Certaines communications seront publiées dans le n° 24 de janvier 2016 de la revue Recherches en éducation (Université de Nantes), sous la thématique :"Les ateliers-philo en contexte scolaire" (Coordination Emmanuelle Auriac). D'autres dans la Revue gabonaise de Recherche en Education, sous la direction de P. Usclat.
Une expérience de Communauté de Recherche Philosophique
Une originalité du colloque est de n'avoir pas seulement analysé des discussions philosophiques, mais d'en avoir vécu une.
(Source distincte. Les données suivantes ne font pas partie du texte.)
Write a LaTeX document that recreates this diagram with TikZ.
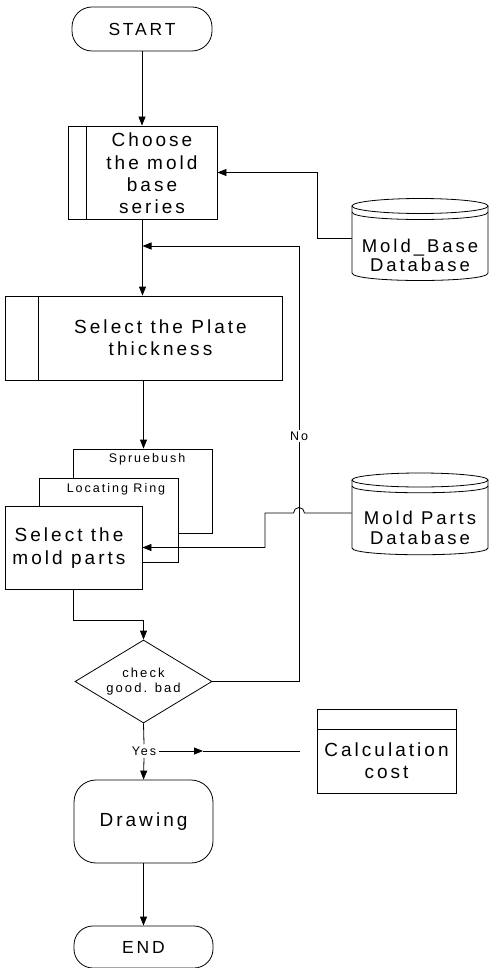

Elle fut animée par Michel Desmets (Belgique), qui proposa un dispositif lipmanien : lecture d'un extrait d'un roman de Lipman ( Mark), cueillette de questions (13), choix d'une question proposée ("Est-ce qu'être amoureux est la fin de la liberté ?"), et discussion sur la question. Des observateurs purent ensuite proposer leur analyse de la façon dont elle s'était déroulée.